Explained
A rotating proxy is a service-level concept rather than a single proxy: instead of giving you one IP, it gives you access to a pool of IPs and the gateway picks a different one for each request you send (or rotates on a timer). The destination site sees a stream of requests coming from many different IPs, which is the single most effective defense against per-IP rate limits.
Rotating proxy services are most commonly built on top of residential proxies, where the underlying pool consists of hundreds of millions of consumer IPs that the gateway can draw from. Each request looks independent — the gateway terminates one connection, picks a new exit IP, and opens a new connection for the next request — so a target site can't trace your activity to a single source.

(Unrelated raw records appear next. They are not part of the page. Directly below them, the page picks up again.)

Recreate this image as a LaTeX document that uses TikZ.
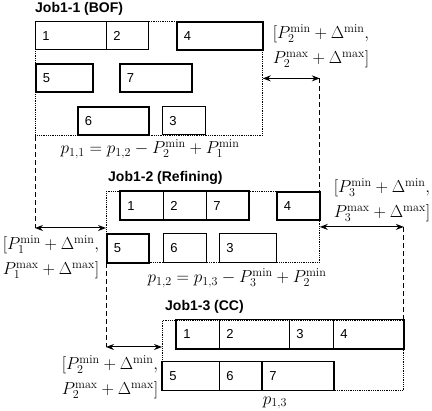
\RequirePackage{fix-cm}
\documentclass[tikz,border=0pt]{standalone}
\usepackage{fontspec}
\setsansfont{Liberation Sans}
\usetikzlibrary{arrows.meta}
\tikzset{
  frm/.style={draw, densely dotted, line width=0.8pt, anchor=north west, inner sep=0pt},
  jb/.style={draw, line width=0.9pt, anchor=north west, inner xsep=7pt, inner ysep=0pt,
             minimum height=28.5pt, align=left, font=\sffamily\fontsize{13}{15}\selectfont},
  thk/.style={line width=1.6pt},
  grp/.style={draw, line width=1.8pt},
  ttl/.style={font=\sffamily\bfseries\fontsize{14}{16}\selectfont, anchor=west, inner sep=0pt},
  mth/.style={font=\fontsize{17.3}{25}\selectfont, align=center, inner sep=0pt},
  arr/.style={{Stealth[length=8pt,width=6pt]}-{Stealth[length=8pt,width=6pt]}, line width=1pt},
  dsh/.style={line width=1pt, dash pattern=on 5pt off 3pt},
}
\newcommand\jbox[6][]{\node[jb,#1, text width={#5pt-14pt}] (#2) at (#3,#4) {#6};}
\begin{document}
\begin{tikzpicture}[x=1pt,y=-1pt]
\useasboundingbox (0,0) rectangle (432,411);
% ---------- Job1-1 ----------
\node[ttl] (tA) at (35,9) {Job1-1 (BOF)};
\node[frm, minimum width=227pt, minimum height=114pt] (fA) at (35,21) {};
\jbox{a1}{35}{21}{71}{1}
\jbox{a2}{106}{21}{42}{2}
\jbox[thk]{a4}{176}{21}{86}{4}
\jbox[thk]{a5}{35}{63}{57}{5}
\jbox[thk]{a7}{119}{63}{72}{7}
\jbox[thk]{a6}{77}{106}{71}{6}
\jbox{a3}{162}{106}{43}{3}
\node[mth] (eA) at (150,149) {$p_{1,1}=p_{1,2}-P_2^{\min}+P_1^{\min}$};
\node[mth] (lA) at (321,46) {$[P_2^{\min}+\Delta^{\min},$\\$P_2^{\max}+\Delta^{\max}]$};
% ---------- Job1-2 ----------
\node[ttl] (tB) at (108,178) {Job1-2 (Refining)};
\node[frm, minimum width=213pt, minimum height=71pt] (fB) at (106,191) {};
\jbox{b1}{120}{191}{43}{1}
\jbox{b2}{163}{191}{43}{2}
\jbox{b7}{206}{191}{42}{7}
\draw[grp] (b1.north west) rectangle (b7.south east);
\jbox[thk]{b4}{276}{191}{43}{4}
\jbox[thk]{b5}{106}{233.5}{42}{5}
\jbox{b6}{163}{233.5}{43}{6}
\jbox{b3}{219}{233.5}{57}{3}
\node[mth] (eB) at (237,278) {$p_{1,2}=p_{1,3}-P_3^{\min}+P_2^{\min}$};
\node[mth] (lB) at (51,257) {$[P_1^{\min}+\Delta^{\min},$\\$P_1^{\max}+\Delta^{\max}]$};
\node[mth] (lB2) at (382,200) {$[P_3^{\min}+\Delta^{\min},$\\$P_3^{\max}+\Delta^{\max}]$};
% ---------- Job1-3 ----------
\node[ttl] (tC) at (165,307) {Job1-3 (CC)};
\node[frm, minimum width=241pt, minimum height=70pt] (fC) at (162,320) {};
\jbox{c1}{176}{319.5}{43}{1}
\jbox{c2}{219}{319.5}{70}{2}
\jbox{c3}{289}{319.5}{44}{3}
\jbox{c4}{333}{319.5}{70}{4}
\draw[grp] (c1.north west) rectangle (c4.south east);
\jbox{c5}{162}{361.5}{57}{5}
\jbox{c6}{219}{361.5}{43}{6}
\jbox{c7}{262}{361.5}{71}{7}
\draw[grp] (c5.south west) -- (c5.north west) -- (c7.north east) -- (c7.south east);
\draw[grp] (c7.north west) -- (c7.south west);
\node[mth] (eC) at (275,403) {$p_{1,3}$};
\node[mth] (lC) at (110,377) {$[P_2^{\min}+\Delta^{\min},$\\$P_2^{\max}+\Delta^{\max}]$};
% ---------- connectors ----------
\coordinate (cA) at (fA.east -| fB.east);
\draw[arr] (fA.east) -- (cA);
\draw[dsh] (cA) -- (fB.north east);
\coordinate (cL1) at (35,228);
\draw[dsh] (fA.south west) -- (cL1);
\draw[arr] (cL1) -- (cL1 -| fB.west);
\coordinate (cB) at (fB.east -| fC.east);
\draw[arr] (fB.east) -- (cB);
\draw[dsh] (cB) -- (fC.north east);
\coordinate (cL2) at (106,347);
\draw[dsh] (fB.south west) -- (cL2);
\draw[arr] (cL2) -- (cL2 -| fC.west);
\end{tikzpicture}
\end{document}
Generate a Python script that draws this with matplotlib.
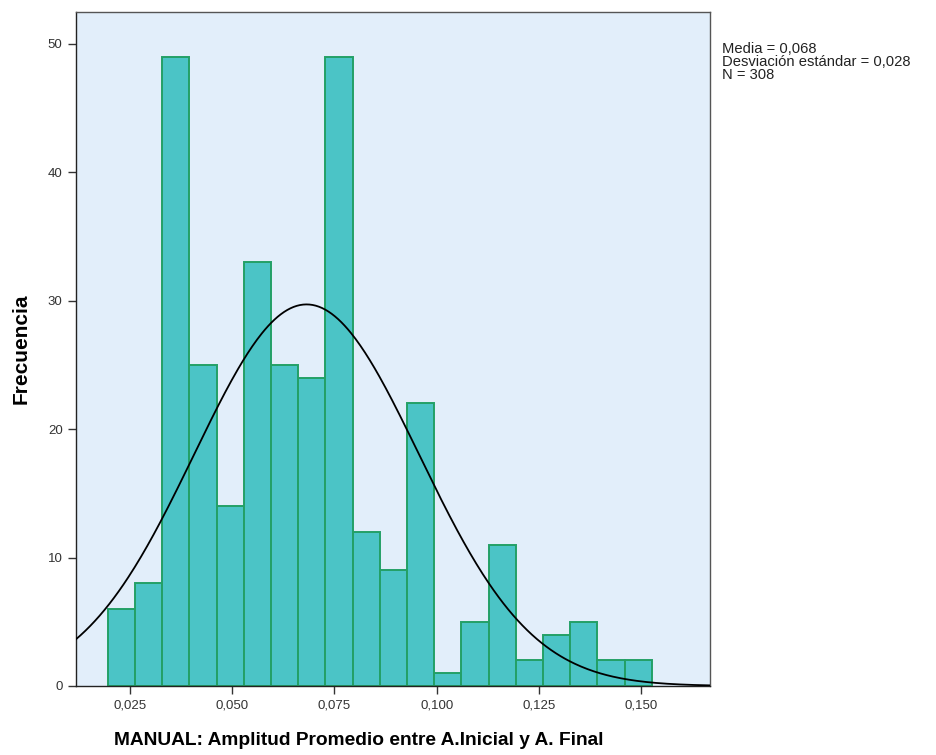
import numpy as np
import matplotlib
matplotlib.use("Agg")
import matplotlib.pyplot as plt

plt.rcParams['font.family'] = ['Liberation Sans', 'DejaVu Sans']

# Data
bin_start = 0.0196
bin_width = 0.00665
counts = [6, 8, 49, 25, 14, 33, 25, 24, 49, 12, 9, 22, 1, 5, 11, 2, 4, 5, 2, 2]
mean_val = 0.0682
std_val = 0.0275
n_total = 308
x_ticks = [0.025, 0.050, 0.075, 0.100, 0.125, 0.150]
x_tick_labels = ["0,025", "0,050", "0,075", "0,100", "0,125", "0,150"]
y_ticks = [0, 10, 20, 30, 40, 50]
stats_text = "Media = 0,068\nDesviación estándar = 0,028\nN = 308"

fig = plt.figure(figsize=(9.36, 7.55), dpi=100)
ax = fig.add_axes([0.081, 0.0914, 0.6775, 0.893])
ax.set_facecolor('#E2EEFA')

edges = bin_start + bin_width * np.arange(len(counts))
ax.bar(edges, counts, width=bin_width, align='edge', color='#4BC4C6',
       edgecolor='#23A066', linewidth=1.4, zorder=2)

xs = np.linspace(0.0118, 0.1668, 400)
ys = n_total * bin_width / (std_val * np.sqrt(2 * np.pi)) * np.exp(-0.5 * ((xs - mean_val) / std_val) ** 2)
ax.plot(xs, ys, color='black', linewidth=1.3, zorder=3)

ax.set_xlim(0.0118, 0.1668)
ax.set_ylim(0, 52.5)
ax.set_xticks(x_ticks)
ax.set_xticklabels(x_tick_labels, fontsize=9.5, color='#333333')
ax.set_yticks(y_ticks)
ax.set_yticklabels([str(v) for v in y_ticks], fontsize=9.5, color='#333333')
ax.tick_params(direction='out', length=6, width=1, color='#333333')
for s in ax.spines.values():
    s.set_color('#555555')
    s.set_linewidth(1.0)
ax.spines['bottom'].set_color('#222222')
ax.spines['left'].set_color('#222222')

ax.set_xlabel("MANUAL: Amplitud Promedio entre A.Inicial y A. Final",
              fontsize=13.8, fontweight='bold')
ax.xaxis.set_label_coords(0.446, -0.068)
ax.set_ylabel("Frecuencia", fontsize=15, fontweight='bold', labelpad=12)

fig.text(0.771, 0.945, stats_text, fontsize=10.6, va='top', ha='left',
         color='#222222', linespacing=0.92)

fig.savefig("out.png", dpi=100)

The trade-off is session continuity. Anything that requires the same IP across multiple requests (login flows, multi-page checkouts, IP-bound CSRF tokens) breaks under per-request rotation. For those, you'd use sticky sessions, which keep one IP for a defined window before rotating.
How It Works
When you connect to a rotating proxy gateway, you authenticate once and send requests as if to a single endpoint. The gateway maintains a pool of available exit IPs (residential, ISP, or mobile depending on the product). For each incoming request, it selects an IP — at random, round-robin, or based on geo / health filters — and forwards the request out that IP.
The destination site sees N requests coming from N different IPs, even though all of them originate from the same client. The gateway handles all the connection management, IP health checks, and rotation logic, so from the client's perspective it's a single proxy address that 'magically' returns a different source IP on each request.